Seit Sommer 1990 geht es mit den Zinsen in Deutschland bergab, obwohl die Schulden Deutschlands immer mehr gestiegen sind. Statt 9,2% im Sommer 1990 gibt es heute, 25 Jahre nach der Mauer-Öffnung, im Durchschnitt nicht mal mehr 0,9% Zinsen/Rendite. Wer mehr haben will, muss intensiv suchen und er muss dicke Nerven mitbringen. Glücklich ist, wer im November 1989 tatsächlich die Bundesanleihe ‘86/16II erworben hat. Wer dieses Papier bis Juni 2016 durchhält, der wird über mehr als 26 Jahre hinweg jährlich 7% laufende Rendite ausgezahlt bekommen haben. Obendrein würde er mit der Tilgung zu 100% noch 15%punkte Schlussgewinn auf den Kaufkurs von 85% kassiert haben. Umgerechnet bedeutet dieser Schlussgewinn etwa 0,5%punkte zusätzliche Jahresrendite; zusammen also 7,5%.

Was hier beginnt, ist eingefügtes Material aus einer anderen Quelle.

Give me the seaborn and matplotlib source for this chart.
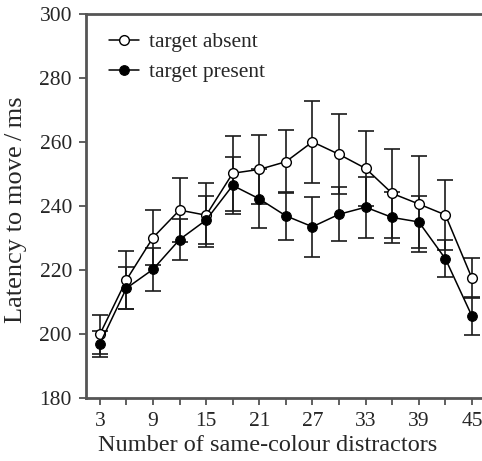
import matplotlib
matplotlib.use("Agg")
import matplotlib.pyplot as plt
import numpy as np
import pandas as pd
import seaborn as sns

# numero de distractores del mismo color
distractores = [3, 6, 9, 12, 15, 18, 21, 24, 27, 30, 33, 36, 39, 42, 45]

# latencias (ms)
ausente = [200.0, 217.0, 230.2, 238.8, 237.2, 250.3, 251.5, 253.9, 260.1, 256.2, 251.8, 244.0, 240.7, 237.3, 217.5]
ausente_err = [6.0, 9.0, 8.6, 10.0, 10.0, 11.7, 10.7, 9.8, 12.7, 12.5, 11.8, 13.9, 15.0, 11.0, 6.2]
presente = [197.0, 214.4, 220.3, 229.6, 235.7, 246.5, 242.3, 237.0, 233.6, 237.5, 239.7, 236.5, 235.1, 223.6, 205.7]
presente_err = [4.2, 6.5, 6.8, 6.5, 7.4, 9.0, 9.2, 7.5, 9.3, 8.5, 9.5, 8.0, 8.0, 5.8, 6.0]

etiquetas = ['target absent', 'target present']

sns.set_style("ticks")
plt.rcParams['font.family'] = ['Liberation Serif', 'DejaVu Serif']

fig = plt.figure(figsize=(4.82, 4.61), dpi=100)
ax = fig.add_axes([0.178, 0.1356, 0.822, 0.834])

# barras de error primero
ax.errorbar(distractores, ausente, yerr=ausente_err, fmt='none', ecolor='#1a1a1a',
            elinewidth=1.2, capsize=6, capthick=1.2, zorder=1)
ax.errorbar(distractores, presente, yerr=presente_err, fmt='none', ecolor='#1a1a1a',
            elinewidth=1.2, capsize=6, capthick=1.2, zorder=1)

df = pd.DataFrame({
    'x': distractores * 2,
    'y': ausente + presente,
    'cond': [etiquetas[0]] * len(distractores) + [etiquetas[1]] * len(distractores)
})

sns.lineplot(data=df[df['cond'] == etiquetas[0]], x='x', y='y', ax=ax, color='black',
             lw=1.1, marker='o', markersize=7, markerfacecolor='white',
             markeredgecolor='black', markeredgewidth=1.0, label=etiquetas[0], zorder=3)
sns.lineplot(data=df[df['cond'] == etiquetas[1]], x='x', y='y', ax=ax, color='black',
             lw=1.1, marker='o', markersize=7, markerfacecolor='black',
             markeredgecolor='black', label=etiquetas[1], zorder=3)

ax.set_xlim(1.42, 46.13)
ax.set_ylim(180, 300)
ax.set_xticks(distractores)
ax.set_xticklabels([str(d) if i % 2 == 0 else '' for i, d in enumerate(distractores)])
ax.set_yticks(np.arange(180, 301, 20))

ax.set_xlabel('Number of same-colour distractors', fontsize=17.5)
ax.set_ylabel('Latency to move\u2009/\u2009ms', fontsize=19)
ax.xaxis.set_label_coords(0.46, -0.095)
ax.yaxis.set_label_coords(-0.148, 0.49)
ax.tick_params(axis='both', labelsize=15.5, direction='out', length=5, width=1.2,
               color='#444444', pad=5)

for lado in ['left', 'bottom', 'top']:
    ax.spines[lado].set_color('#555555')
    ax.spines[lado].set_linewidth(2)
ax.spines['right'].set_visible(False)

leg = ax.legend(loc='upper left', frameon=False, fontsize=15.5, handlelength=1.4,
                handletextpad=0.45, borderaxespad=0.45, labelspacing=0.45,
                bbox_to_anchor=(0.012, 1.0))

fig.savefig('out.png', dpi=100)
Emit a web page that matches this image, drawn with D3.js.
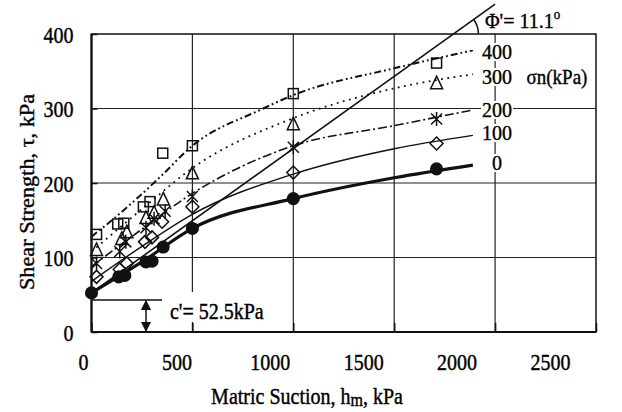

Anleihen und Aktien gleichauf

Wer an jenem November-Donnerstag 1989 eine virtuelle Aktie namens „DAX-Kursindex“ erworben hätte, hätte knapp 1.400 Punkte dafür zu bezahlen gehabt. 25 Jahre später ist diese künstliche Aktie 4.800 Punkte wert. Die Differenz entspricht durchschnittlich 5,3% Kurszuwachs pro Jahr. Dividenden gehen in diese Rechnung nicht ein. Der „normale“ DAX- Performance-Index einschließlich wiederangelegter Dividenden ist in derselben Zeit von 1.500 auf zuletzt 9.200 Punkte gestiegen; mit ausgeprägten zwischenzeitlichen Schwankungen. Jahresdurchschnittlich bedeutet dies eine Steigerung von 7,9%; wohlgemerkt unter der unrealistischen Bedingung, Anleger würden Dividenden immer gleich wieder in zusätzliche Aktien anlegen und etwaige Steuerzahlungen aus anderen Einnahmen bestreiten. Am Ende wird man feststellen, dass Anleihen und Aktien in den 25 Jahren seit dem Fall der Mauer ähnlich gut gelaufen sind. In diesem Stil kann es mit Anleihen allerdings nicht weitergehen. Zinsen und Rendite haben – durchschnittlich – fast die Null-Schwelle erreicht. Sie können folglich nur noch wenig sinken. Entsprechend wenig können die Kurse von Anleihen steigen; ebenso nicht die Anteilwerte entsprechender Investmentfonds.